Dessert Person offers a tangible way to learn how to bake or how to become a better baker by adding to their repertoire of skills and techniques. I think one of the most useful parts of the book is the Recipe Matrix which presents recipes in terms of level of difficulty and the amount of time you’ll need to spend making it. Having this information so usefully laid out is a great tool for the reader because it gives different entry points — almost like a choose your own baking adventure. The Recipe Matrix also provides another way to organize the recipes within the cookbook. Either way, I appreciate these types of infographics in cookbooks.
It’s clear after reading through the introduction that Saffitz has a passion for baking. The recipes are organized into 7 chapters: Loaf Cakes + Single Layer Cakes, Pies + Tarts, Bars + Cookies, Layer Cakes + Fancy Desserts, Breakfast + Brunch, Breads + Savory Baking, and Foundation Recipes. She pays particular attention to what ingredients she uses — working in the test kitchen at Bon Appetite Saffitz learned the realities facing home cooks, “It requires time and money to shop for ingredients.”(12) There is a preference given to seasonal produce and, what she strives for in her recipes is balance between finding the right combination of flavours and textures.
So, while the book is full of common recipes such as cakes, pies, cookies, breads, Saffitz has used flavour and texture to create recipes that are uniquely hers. One of the things I love to bake are scones and biscuits (extra points if the recipe contains buttermilk!) because creating the flaky layers of either of these delightful treats isn’t that hard but the end results always make me feel like I’ve really accomplished something special. With Saffitz’s Miso Buttermilk Biscuits, she has found a way to enhance the savouriness with the addition of miso (which also lends a slightly cheesy flavour). I loved how she directs the home baker to make biscuits that are so flaky with many layers. So, while this was not my first time making biscuits, I appreciated Saffitz’s instructions. Even though I have methods that work for me, I’m never averse to learning others!
The Buckwheat Blueberry Skillet Pancake is another example of how Saffitz takes a familiar recipe (the Dutch Baby pancake) and gives it a bit more flavour and texture. One of life’s great wonders: how the batter creeps up and puffs out of the skillet while it bakes away in the oven. So, with the skillet pancake (a close relative to the Dutch Baby), while it puffs and browns in the oven, it takes texture cues from custardy clafoutis. Not overly sweet, the brown butter, buckwheat flour, and blueberries offer something much more interesting in terms of both flavour and texture than what the run-of-the-mill pancake or plain Dutch Baby offer. As my daughter said when she was just wee, while she watched with wide eyes as the Dutch Baby would work its magic in the oven: “It must be fairies!”

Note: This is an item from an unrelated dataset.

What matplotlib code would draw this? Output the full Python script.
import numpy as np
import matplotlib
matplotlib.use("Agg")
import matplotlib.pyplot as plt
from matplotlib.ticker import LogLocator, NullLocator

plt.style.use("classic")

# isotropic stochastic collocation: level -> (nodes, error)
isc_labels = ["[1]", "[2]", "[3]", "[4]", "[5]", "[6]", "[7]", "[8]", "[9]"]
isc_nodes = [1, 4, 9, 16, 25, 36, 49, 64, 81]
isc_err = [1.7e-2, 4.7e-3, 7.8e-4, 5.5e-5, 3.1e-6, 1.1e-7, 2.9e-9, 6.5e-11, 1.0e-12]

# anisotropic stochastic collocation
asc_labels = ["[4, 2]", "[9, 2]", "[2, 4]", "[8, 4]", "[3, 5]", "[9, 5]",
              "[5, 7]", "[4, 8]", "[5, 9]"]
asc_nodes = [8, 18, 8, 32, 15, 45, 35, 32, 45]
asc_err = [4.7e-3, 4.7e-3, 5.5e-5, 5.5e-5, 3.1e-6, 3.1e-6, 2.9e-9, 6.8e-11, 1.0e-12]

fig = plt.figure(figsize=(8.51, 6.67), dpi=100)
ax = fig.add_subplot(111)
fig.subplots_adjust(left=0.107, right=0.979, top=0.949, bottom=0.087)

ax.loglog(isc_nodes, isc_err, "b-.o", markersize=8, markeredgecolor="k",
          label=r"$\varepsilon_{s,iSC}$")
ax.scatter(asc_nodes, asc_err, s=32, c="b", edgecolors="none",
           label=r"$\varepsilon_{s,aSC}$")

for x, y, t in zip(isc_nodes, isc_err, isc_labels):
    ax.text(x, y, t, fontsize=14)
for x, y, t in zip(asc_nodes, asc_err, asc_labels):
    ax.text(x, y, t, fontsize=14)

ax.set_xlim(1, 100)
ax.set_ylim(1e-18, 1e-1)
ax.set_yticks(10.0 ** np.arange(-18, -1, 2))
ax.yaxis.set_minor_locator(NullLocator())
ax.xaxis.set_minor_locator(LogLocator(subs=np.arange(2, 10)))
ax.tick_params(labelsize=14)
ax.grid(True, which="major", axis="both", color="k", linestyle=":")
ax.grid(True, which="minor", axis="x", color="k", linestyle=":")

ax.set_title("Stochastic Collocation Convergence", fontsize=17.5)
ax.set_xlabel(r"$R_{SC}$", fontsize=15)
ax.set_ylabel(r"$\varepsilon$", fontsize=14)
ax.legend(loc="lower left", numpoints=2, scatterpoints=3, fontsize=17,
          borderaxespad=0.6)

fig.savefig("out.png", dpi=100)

There is this feeling with baking that it must be magic, that anyone who creates something lovely and delicious from flour, butter, and sugar must know the secrets of the universe. But as Claire Saffitz would tell you: it’s all about practice and patience. It’s also about persevering even when things aren’t turning out how you’d like them to or how you think they should. Things that don’t work or fail offer a learning experience. Like when I was baking the Pistachio Pinwheels from Dessert Person. Pistachios are a pricy ingredient so when I noticed that my pistachios weren’t as green (more of a murky brown) after being pulsed in the food processor I felt annoyed. The whole point of using the pistachios is for the vibrant green they produce so that the pinwheels look even more striking. The green also offers a visual cue as to what the flavour of the swirl in the pinwheel cookie might be. I even tried buying a different type of pistachio to see if this would work but, in the end, I added a neon green food colouring so that I could have a lush green swirl in my cookie. The cookies turned out fine and I added them to my holiday cookie boxes.

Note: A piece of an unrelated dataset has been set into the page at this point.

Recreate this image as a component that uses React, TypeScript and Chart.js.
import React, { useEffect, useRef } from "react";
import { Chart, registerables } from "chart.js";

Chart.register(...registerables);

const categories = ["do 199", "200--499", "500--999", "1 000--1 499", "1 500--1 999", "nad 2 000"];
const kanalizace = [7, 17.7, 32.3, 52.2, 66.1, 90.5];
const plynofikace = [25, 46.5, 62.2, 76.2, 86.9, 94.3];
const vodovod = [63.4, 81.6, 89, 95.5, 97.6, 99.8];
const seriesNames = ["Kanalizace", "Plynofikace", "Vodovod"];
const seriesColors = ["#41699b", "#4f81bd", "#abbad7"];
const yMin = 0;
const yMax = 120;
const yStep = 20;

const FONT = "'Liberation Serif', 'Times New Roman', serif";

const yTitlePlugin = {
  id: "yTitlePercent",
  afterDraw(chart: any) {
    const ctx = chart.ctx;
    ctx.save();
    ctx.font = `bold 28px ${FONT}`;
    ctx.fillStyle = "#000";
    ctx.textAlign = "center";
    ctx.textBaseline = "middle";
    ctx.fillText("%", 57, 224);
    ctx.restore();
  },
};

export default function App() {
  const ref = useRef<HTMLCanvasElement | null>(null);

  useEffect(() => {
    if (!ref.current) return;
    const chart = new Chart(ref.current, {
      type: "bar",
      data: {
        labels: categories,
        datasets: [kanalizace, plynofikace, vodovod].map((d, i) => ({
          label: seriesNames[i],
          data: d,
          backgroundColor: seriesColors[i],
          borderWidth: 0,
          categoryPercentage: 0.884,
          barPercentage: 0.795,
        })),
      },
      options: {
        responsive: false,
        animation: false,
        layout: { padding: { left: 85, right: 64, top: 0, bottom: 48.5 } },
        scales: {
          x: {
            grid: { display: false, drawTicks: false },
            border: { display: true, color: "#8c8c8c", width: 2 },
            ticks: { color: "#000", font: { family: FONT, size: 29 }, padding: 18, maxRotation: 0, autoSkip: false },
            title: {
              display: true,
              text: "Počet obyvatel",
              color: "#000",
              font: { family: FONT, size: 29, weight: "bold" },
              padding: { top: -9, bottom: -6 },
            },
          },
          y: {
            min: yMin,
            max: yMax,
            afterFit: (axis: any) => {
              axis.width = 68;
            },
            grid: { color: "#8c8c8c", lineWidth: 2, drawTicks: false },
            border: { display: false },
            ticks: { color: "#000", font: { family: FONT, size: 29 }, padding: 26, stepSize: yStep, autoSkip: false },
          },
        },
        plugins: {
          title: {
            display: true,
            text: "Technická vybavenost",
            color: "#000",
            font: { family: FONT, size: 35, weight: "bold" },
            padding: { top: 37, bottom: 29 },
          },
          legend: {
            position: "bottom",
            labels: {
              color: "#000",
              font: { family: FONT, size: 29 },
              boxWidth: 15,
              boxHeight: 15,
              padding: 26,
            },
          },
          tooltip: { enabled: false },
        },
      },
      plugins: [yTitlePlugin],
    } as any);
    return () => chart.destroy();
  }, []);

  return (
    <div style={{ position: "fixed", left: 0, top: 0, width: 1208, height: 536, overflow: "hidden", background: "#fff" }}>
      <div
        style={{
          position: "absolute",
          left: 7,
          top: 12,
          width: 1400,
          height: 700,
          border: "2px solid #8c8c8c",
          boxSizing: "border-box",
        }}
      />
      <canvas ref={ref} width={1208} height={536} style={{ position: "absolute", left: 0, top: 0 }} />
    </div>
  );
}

Another thing I baked from Dessert Person that I shared with my neighbours was the Coffee Coffee Cake. I took Saffitz’s recipe notes to heart and really took my time creaming the sugar, butter, and oil together because I wanted to achieve the fluffiness that she describes. It was during the five minutes while I creamed these ingredients together that I realized that I probably haven’t been properly creaming anything together, maybe ever. In setting a timer for 5 minutes, I could see that 5 minutes felt like an eternity and without Saffitz’s instruction to do so, I’m not sure if I would have lasted even a minute before feeling as though I’d done enough. The final cake got rave reviews from my neighbours! While I was on my morning walk, a car window lowered so a little voice could yell to me “Hey Katie’s Mom! I love your coffee cake!!” Even my neighbour’s daughter loved it!

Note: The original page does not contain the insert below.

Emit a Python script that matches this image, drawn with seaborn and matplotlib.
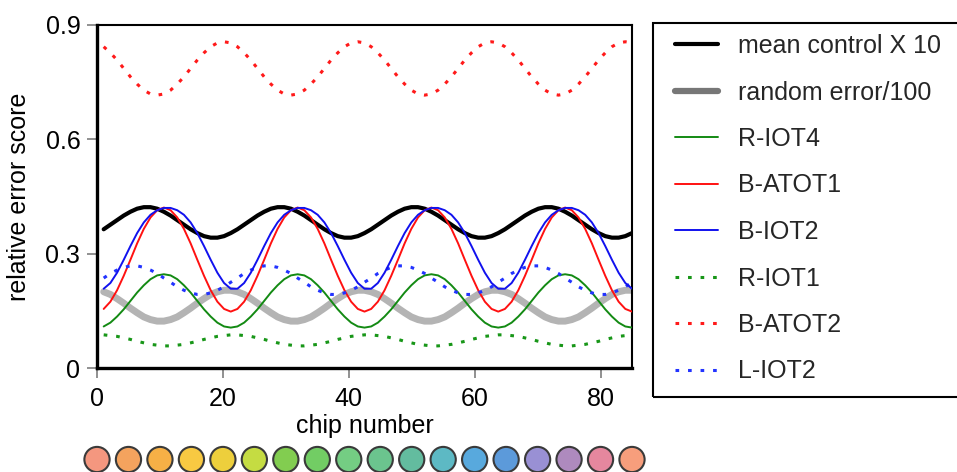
import matplotlib
matplotlib.use("Agg")
import matplotlib.pyplot as plt
from matplotlib.lines import Line2D
from matplotlib.patches import Rectangle
import seaborn as sns

# ---------------- data ----------------
chips = [1.0625, 2.125, 3.1875, 4.25, 5.3125, 6.375, 7.4375, 8.5, 9.5625, 10.625,
         11.6875, 12.75, 13.8125, 14.875, 15.9375, 17.0, 18.0625, 19.125, 20.1875, 21.25,
         22.3125, 23.375, 24.4375, 25.5, 26.5625, 27.625, 28.6875, 29.75, 30.8125, 31.875,
         32.9375, 34.0, 35.0625, 36.125, 37.1875, 38.25, 39.3125, 40.375, 41.4375, 42.5,
         43.5625, 44.625, 45.6875, 46.75, 47.8125, 48.875, 49.9375, 51.0, 52.0625, 53.125,
         54.1875, 55.25, 56.3125, 57.375, 58.4375, 59.5, 60.5625, 61.625, 62.6875, 63.75,
         64.8125, 65.875, 66.9375, 68.0, 69.0625, 70.125, 71.1875, 72.25, 73.3125, 74.375,
         75.4375, 76.5, 77.5625, 78.625, 79.6875, 80.75, 81.8125, 82.875, 83.9375, 85.0]

mean_control = [0.364, 0.376, 0.388, 0.400, 0.410, 0.418, 0.422, 0.422, 0.418, 0.410, 0.400, 0.388, 0.376, 0.364, 0.354, 0.346, 0.342, 0.342, 0.346, 0.354,
                0.364, 0.376, 0.388, 0.400, 0.410, 0.418, 0.422, 0.422, 0.418, 0.410, 0.400, 0.388, 0.376, 0.364, 0.354, 0.346, 0.342, 0.342, 0.346, 0.354,
                0.364, 0.376, 0.388, 0.400, 0.410, 0.418, 0.422, 0.422, 0.418, 0.410, 0.400, 0.388, 0.376, 0.364, 0.354, 0.346, 0.342, 0.342, 0.346, 0.354,
                0.364, 0.376, 0.388, 0.400, 0.410, 0.418, 0.422, 0.422, 0.418, 0.410, 0.400, 0.388, 0.376, 0.364, 0.354, 0.346, 0.342, 0.342, 0.346, 0.354]

random_error = [0.200, 0.193, 0.182, 0.170, 0.157, 0.145, 0.134, 0.127, 0.123, 0.123, 0.127, 0.134, 0.145, 0.157, 0.170, 0.182, 0.193, 0.200, 0.204, 0.204,
                0.200, 0.193, 0.182, 0.170, 0.157, 0.145, 0.134, 0.127, 0.123, 0.123, 0.127, 0.134, 0.145, 0.157, 0.170, 0.182, 0.193, 0.200, 0.204, 0.204,
                0.200, 0.193, 0.182, 0.170, 0.157, 0.145, 0.134, 0.127, 0.123, 0.123, 0.127, 0.134, 0.145, 0.157, 0.170, 0.182, 0.193, 0.200, 0.204, 0.204,
                0.200, 0.193, 0.182, 0.170, 0.157, 0.145, 0.134, 0.127, 0.123, 0.123, 0.127, 0.134, 0.145, 0.157, 0.170, 0.182, 0.193, 0.200, 0.204, 0.204]

r_iot4 = [0.109, 0.119, 0.135, 0.154, 0.176, 0.198, 0.217, 0.233, 0.243, 0.246, 0.243, 0.233, 0.217, 0.198, 0.176, 0.154, 0.135, 0.119, 0.109, 0.106,
          0.109, 0.119, 0.135, 0.154, 0.176, 0.198, 0.217, 0.233, 0.243, 0.246, 0.243, 0.233, 0.217, 0.198, 0.176, 0.154, 0.135, 0.119, 0.109, 0.106,
          0.109, 0.119, 0.135, 0.154, 0.176, 0.198, 0.217, 0.233, 0.243, 0.246, 0.243, 0.233, 0.217, 0.198, 0.176, 0.154, 0.135, 0.119, 0.109, 0.106,
          0.109, 0.119, 0.135, 0.154, 0.176, 0.198, 0.217, 0.233, 0.243, 0.246, 0.243, 0.233, 0.217, 0.198, 0.176, 0.154, 0.135, 0.119, 0.109, 0.106]

b_atot1 = [0.155, 0.174, 0.204, 0.242, 0.284, 0.327, 0.365, 0.395, 0.414, 0.421, 0.414, 0.395, 0.365, 0.327, 0.284, 0.242, 0.204, 0.174, 0.155, 0.148,
           0.155, 0.174, 0.204, 0.242, 0.284, 0.327, 0.365, 0.395, 0.414, 0.421, 0.414, 0.395, 0.365, 0.327, 0.284, 0.242, 0.204, 0.174, 0.155, 0.148,
           0.155, 0.174, 0.204, 0.242, 0.284, 0.327, 0.365, 0.395, 0.414, 0.421, 0.414, 0.395, 0.365, 0.327, 0.284, 0.242, 0.204, 0.174, 0.155, 0.148,
           0.155, 0.174, 0.204, 0.242, 0.284, 0.327, 0.365, 0.395, 0.414, 0.421, 0.414, 0.395, 0.365, 0.327, 0.284, 0.242, 0.204, 0.174, 0.155, 0.148]

b_iot2 = [0.208, 0.223, 0.250, 0.284, 0.320, 0.354, 0.382, 0.402, 0.414, 0.420, 0.420, 0.414, 0.402, 0.382, 0.354, 0.320, 0.284, 0.250, 0.223, 0.208,
          0.208, 0.223, 0.250, 0.284, 0.320, 0.354, 0.382, 0.402, 0.414, 0.420, 0.420, 0.414, 0.402, 0.382, 0.354, 0.320, 0.284, 0.250, 0.223, 0.208,
          0.208, 0.223, 0.250, 0.284, 0.320, 0.354, 0.382, 0.402, 0.414, 0.420, 0.420, 0.414, 0.402, 0.382, 0.354, 0.320, 0.284, 0.250, 0.223, 0.208,
          0.208, 0.223, 0.250, 0.284, 0.320, 0.354, 0.382, 0.402, 0.414, 0.420, 0.420, 0.414, 0.402, 0.382, 0.354, 0.320, 0.284, 0.250, 0.223, 0.208]

r_iot1 = [0.087, 0.085, 0.083, 0.079, 0.075, 0.070, 0.066, 0.062, 0.060, 0.058, 0.058, 0.060, 0.062, 0.066, 0.070, 0.075, 0.079, 0.083, 0.085, 0.087,
          0.087, 0.085, 0.083, 0.079, 0.075, 0.070, 0.066, 0.062, 0.060, 0.058, 0.058, 0.060, 0.062, 0.066, 0.070, 0.075, 0.079, 0.083, 0.085, 0.087,
          0.087, 0.085, 0.083, 0.079, 0.075, 0.070, 0.066, 0.062, 0.060, 0.058, 0.058, 0.060, 0.062, 0.066, 0.070, 0.075, 0.079, 0.083, 0.085, 0.087,
          0.087, 0.085, 0.083, 0.079, 0.075, 0.070, 0.066, 0.062, 0.060, 0.058, 0.058, 0.060, 0.062, 0.066, 0.070, 0.075, 0.079, 0.083, 0.085, 0.087]

b_atot2 = [0.843, 0.827, 0.808, 0.786, 0.764, 0.745, 0.729, 0.719, 0.716, 0.719, 0.729, 0.745, 0.764, 0.786, 0.808, 0.827, 0.843, 0.853, 0.856, 0.853,
           0.843, 0.827, 0.808, 0.786, 0.764, 0.745, 0.729, 0.719, 0.716, 0.719, 0.729, 0.745, 0.764, 0.786, 0.808, 0.827, 0.843, 0.853, 0.856, 0.853,
           0.843, 0.827, 0.808, 0.786, 0.764, 0.745, 0.729, 0.719, 0.716, 0.719, 0.729, 0.745, 0.764, 0.786, 0.808, 0.827, 0.843, 0.853, 0.856, 0.853,
           0.843, 0.827, 0.808, 0.786, 0.764, 0.745, 0.729, 0.719, 0.716, 0.719, 0.729, 0.745, 0.764, 0.786, 0.808, 0.827, 0.843, 0.853, 0.856, 0.853]

l_iot2 = [0.236, 0.248, 0.257, 0.264, 0.268, 0.268, 0.264, 0.257, 0.248, 0.236, 0.225, 0.213, 0.204, 0.197, 0.193, 0.193, 0.197, 0.204, 0.213, 0.225,
          0.236, 0.248, 0.257, 0.264, 0.268, 0.268, 0.264, 0.257, 0.248, 0.236, 0.225, 0.213, 0.204, 0.197, 0.193, 0.193, 0.197, 0.204, 0.213, 0.225,
          0.236, 0.248, 0.257, 0.264, 0.268, 0.268, 0.264, 0.257, 0.248, 0.236, 0.225, 0.213, 0.204, 0.197, 0.193, 0.193, 0.197, 0.204, 0.213, 0.225,
          0.236, 0.248, 0.257, 0.264, 0.268, 0.268, 0.264, 0.257, 0.248, 0.236, 0.225, 0.213, 0.204, 0.197, 0.193, 0.193, 0.197, 0.204, 0.213, 0.225]

series_labels = ["mean control X 10", "random error/100", "R-IOT4", "B-ATOT1",
                 "B-IOT2", "R-IOT1", "B-ATOT2", "L-IOT2"]

circle_chips = [0, 5, 10, 15, 20, 25, 30, 35, 40, 45, 50, 55, 60, 65, 70, 75, 80, 85]
circle_colors = ["#F4977F", "#F4A35E", "#F6B046", "#F8C942", "#EDCF3C", "#C5DC42",
                 "#82CD50", "#72CD64", "#74CD83", "#6BC48E", "#63BC9F", "#5DB9C4",
                 "#58A9DD", "#5C9ADA", "#9990D4", "#AE8ABE", "#E5879E", "#F79E7C"]

x_ticks = [0, 20, 40, 60, 80]
y_ticks = [0, 0.3, 0.6, 0.9]
y_tick_labels = ["0", "0.3", "0.6", "0.9"]

# ---------------- styling ----------------
sns.set_theme(style="ticks")
plt.rcParams["font.family"] = ["Liberation Sans", "DejaVu Sans"]

W, H = 957, 472
fig = plt.figure(figsize=(W / 100, H / 100), dpi=100)
ax = fig.add_axes([97 / W, 1 - 368 / H, 535 / W, 343 / H])

DOT = (0, (1.2, 2.9))
# (values, color, linewidth, linestyle, zorder, legend color, legend lw)
styles = [
    (mean_control, "#000000", 3.0, "-", 3, "#000000", 3.0),
    (random_error, "#b4b4b4", 5.0, "-", 2, "#777777", 4.5),
    (r_iot4, "#138a13", 1.4, "-", 4, "#138a13", 1.4),
    (b_atot1, "#ff1111", 1.4, "-", 4, "#ff1111", 1.4),
    (b_iot2, "#1111ee", 1.4, "-", 5, "#1111ee", 1.4),
    (r_iot1, "#189618", 2.2, DOT, 4, "#189618", 2.2),
    (b_atot2, "#ff1a1a", 2.2, DOT, 4, "#ff1a1a", 2.2),
    (l_iot2, "#2233ff", 2.2, DOT, 4, "#2233ff", 2.2),
]

handles = []
for (vals, col, lw, ls, z, lcol, llw) in styles:
    sns.lineplot(x=chips, y=vals, ax=ax, color=col, linewidth=lw,
                 linestyle=ls, zorder=z, legend=False)
    handles.append(Line2D([], [], color=lcol, linewidth=llw, linestyle=ls))

ax.set_xlim(0, 85)
ax.set_ylim(0, 0.9)
ax.set_xticks(x_ticks)
ax.set_yticks(y_ticks)
ax.set_yticklabels(y_tick_labels)
ax.tick_params(direction="out", length=7, width=1.3, color="#888888",
               labelsize=18, labelcolor="black")
ax.tick_params(axis="x", pad=7)
ax.tick_params(axis="y", pad=5)
for side in ["left", "bottom"]:
    ax.spines[side].set_linewidth(2.4)
    ax.spines[side].set_color("black")
for side in ["top", "right"]:
    ax.spines[side].set_linewidth(1.5)
    ax.spines[side].set_color("black")

ax.set_ylabel("relative error score", fontsize=18, color="black")
ax.yaxis.set_label_coords(-0.123, 0.5)
ax.set_xlabel("chip number", fontsize=18, color="black")
ax.xaxis.set_label_coords(0.5, -0.135)

# coloured chip circles strip under the x axis
ax_c = fig.add_axes([97 / W, 0, 535 / W, 25 / H], sharex=ax)
hue_labels = [str(c) for c in circle_chips]
sns.scatterplot(x=circle_chips, y=[0] * len(circle_chips), hue=hue_labels,
                palette=dict(zip(hue_labels, circle_colors)), ax=ax_c, s=330,
                edgecolor="#3a3a3a", linewidth=1.5, legend=False, clip_on=False)
ax_c.set_ylim(-1, 1)
ax_c.axis("off")

# legend (box runs off the right edge, as in the reference)
fig.add_artist(Rectangle((653 / W, 1 - 397 / H), 0.5, (397 - 23) / H,
                         transform=fig.transFigure, fill=False,
                         edgecolor="black", linewidth=1.5))
fig.legend(handles=handles, labels=series_labels, loc="upper left",
           bbox_to_anchor=(675 / W, 1 - 34 / H), frameon=False, borderpad=0,
           borderaxespad=0, handlelength=1.72, handletextpad=0.8,
           labelspacing=0.9, fontsize=18)

fig.savefig("out.png", dpi=100)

Claire Saffitz’s Dessert Person offers an opportunity to home bakers to build their confidence by baking delicious recipes. With this cookbook Saffitz has struck an even balance between teaching methods and techniques and giving the home baker a range of different recipes to try. From quite simple to more elaborate and for any occasion, the recipes within Dessert Person offer a scaffolded approach to learning and practicing the art of baking, while showcasing the final results in photos beautifully styled by Sue Li and taken by Alex Lau. As Saffitz tells us: “I am a dessert person, and we are all dessert people.”
I would like to take this opportunity to thank Penguin Random House Canada / Clarkson Potter Publishers for providing me with a free, review copy of this book. I did not receive monetary compensation for my post, and all thoughts and opinions expressed are my own.